• Requirements: Reproduce the listing that follows with no differences at all.

⟨

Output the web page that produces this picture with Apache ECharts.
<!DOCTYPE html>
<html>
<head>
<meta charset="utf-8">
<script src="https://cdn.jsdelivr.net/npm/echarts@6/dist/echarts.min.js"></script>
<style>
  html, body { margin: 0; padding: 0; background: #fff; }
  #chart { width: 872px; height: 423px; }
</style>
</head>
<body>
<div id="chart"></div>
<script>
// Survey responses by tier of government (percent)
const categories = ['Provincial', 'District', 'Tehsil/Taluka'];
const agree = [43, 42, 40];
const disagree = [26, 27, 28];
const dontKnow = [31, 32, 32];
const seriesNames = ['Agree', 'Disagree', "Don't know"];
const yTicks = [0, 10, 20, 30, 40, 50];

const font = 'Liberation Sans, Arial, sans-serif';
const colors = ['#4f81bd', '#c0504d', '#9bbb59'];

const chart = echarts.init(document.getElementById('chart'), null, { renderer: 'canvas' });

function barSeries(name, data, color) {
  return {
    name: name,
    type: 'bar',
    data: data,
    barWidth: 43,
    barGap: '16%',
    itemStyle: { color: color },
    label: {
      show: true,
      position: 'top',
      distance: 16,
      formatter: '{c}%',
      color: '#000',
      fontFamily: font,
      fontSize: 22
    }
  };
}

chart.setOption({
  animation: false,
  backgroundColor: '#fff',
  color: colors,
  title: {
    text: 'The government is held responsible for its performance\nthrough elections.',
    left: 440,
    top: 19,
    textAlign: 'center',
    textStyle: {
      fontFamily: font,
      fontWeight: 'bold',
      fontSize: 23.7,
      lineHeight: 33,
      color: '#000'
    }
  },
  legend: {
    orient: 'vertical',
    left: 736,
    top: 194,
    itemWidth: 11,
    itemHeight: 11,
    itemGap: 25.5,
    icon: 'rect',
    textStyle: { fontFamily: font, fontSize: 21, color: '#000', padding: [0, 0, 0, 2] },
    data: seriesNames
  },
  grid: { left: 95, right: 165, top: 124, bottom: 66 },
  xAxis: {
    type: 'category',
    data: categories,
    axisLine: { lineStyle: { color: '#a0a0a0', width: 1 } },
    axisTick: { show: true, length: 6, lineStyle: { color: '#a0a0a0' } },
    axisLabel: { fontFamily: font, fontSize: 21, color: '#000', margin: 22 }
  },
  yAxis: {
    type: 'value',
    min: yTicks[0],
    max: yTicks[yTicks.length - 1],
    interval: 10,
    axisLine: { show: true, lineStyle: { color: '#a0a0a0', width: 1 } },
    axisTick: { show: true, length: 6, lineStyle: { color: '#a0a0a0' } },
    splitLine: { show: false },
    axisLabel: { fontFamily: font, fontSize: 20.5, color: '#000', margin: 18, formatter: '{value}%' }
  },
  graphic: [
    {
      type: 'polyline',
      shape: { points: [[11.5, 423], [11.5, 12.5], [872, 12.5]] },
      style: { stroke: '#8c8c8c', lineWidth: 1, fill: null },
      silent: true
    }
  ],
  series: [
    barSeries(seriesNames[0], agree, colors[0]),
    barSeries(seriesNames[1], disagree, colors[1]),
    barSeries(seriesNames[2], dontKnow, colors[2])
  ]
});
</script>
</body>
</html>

⟩

• Expected answer:
Output the web page that produces this picture with Apache ECharts.
<!DOCTYPE html>
<html>
<head>
<meta charset="utf-8">
<script src="https://cdn.jsdelivr.net/npm/echarts@6/dist/echarts.min.js"></script>
<style>
  html, body { margin: 0; padding: 0; background: #fff; }
  #chart { width: 872px; height: 423px; }
</style>
</head>
<body>
<div id="chart"></div>
<script>
// Survey responses by tier of government (percent)
const categories = ['Provincial', 'District', 'Tehsil/Taluka'];
const agree = [43, 42, 40];
const disagree = [26, 27, 28];
const dontKnow = [31, 32, 32];
const seriesNames = ['Agree', 'Disagree', "Don't know"];
const yTicks = [0, 10, 20, 30, 40, 50];

const font = 'Liberation Sans, Arial, sans-serif';
const colors = ['#4f81bd', '#c0504d', '#9bbb59'];

const chart = echarts.init(document.getElementById('chart'), null, { renderer: 'canvas' });

function barSeries(name, data, color) {
  return {
    name: name,
    type: 'bar',
    data: data,
    barWidth: 43,
    barGap: '16%',
    itemStyle: { color: color },
    label: {
      show: true,
      position: 'top',
      distance: 16,
      formatter: '{c}%',
      color: '#000',
      fontFamily: font,
      fontSize: 22
    }
  };
}

chart.setOption({
  animation: false,
  backgroundColor: '#fff',
  color: colors,
  title: {
    text: 'The government is held responsible for its performance\nthrough elections.',
    left: 440,
    top: 19,
    textAlign: 'center',
    textStyle: {
      fontFamily: font,
      fontWeight: 'bold',
      fontSize: 23.7,
      lineHeight: 33,
      color: '#000'
    }
  },
  legend: {
    orient: 'vertical',
    left: 736,
    top: 194,
    itemWidth: 11,
    itemHeight: 11,
    itemGap: 25.5,
    icon: 'rect',
    textStyle: { fontFamily: font, fontSize: 21, color: '#000', padding: [0, 0, 0, 2] },
    data: seriesNames
  },
  grid: { left: 95, right: 165, top: 124, bottom: 66 },
  xAxis: {
    type: 'category',
    data: categories,
    axisLine: { lineStyle: { color: '#a0a0a0', width: 1 } },
    axisTick: { show: true, length: 6, lineStyle: { color: '#a0a0a0' } },
    axisLabel: { fontFamily: font, fontSize: 21, color: '#000', margin: 22 }
  },
  yAxis: {
    type: 'value',
    min: yTicks[0],
    max: yTicks[yTicks.length - 1],
    interval: 10,
    axisLine: { show: true, lineStyle: { color: '#a0a0a0', width: 1 } },
    axisTick: { show: true, length: 6, lineStyle: { color: '#a0a0a0' } },
    splitLine: { show: false },
    axisLabel: { fontFamily: font, fontSize: 20.5, color: '#000', margin: 18, formatter: '{value}%' }
  },
  graphic: [
    {
      type: 'polyline',
      shape: { points: [[11.5, 423], [11.5, 12.5], [872, 12.5]] },
      style: { stroke: '#8c8c8c', lineWidth: 1, fill: null },
      silent: true
    }
  ],
  series: [
    barSeries(seriesNames[0], agree, colors[0]),
    barSeries(seriesNames[1], disagree, colors[1]),
    barSeries(seriesNames[2], dontKnow, colors[2])
  ]
});
</script>
</body>
</html>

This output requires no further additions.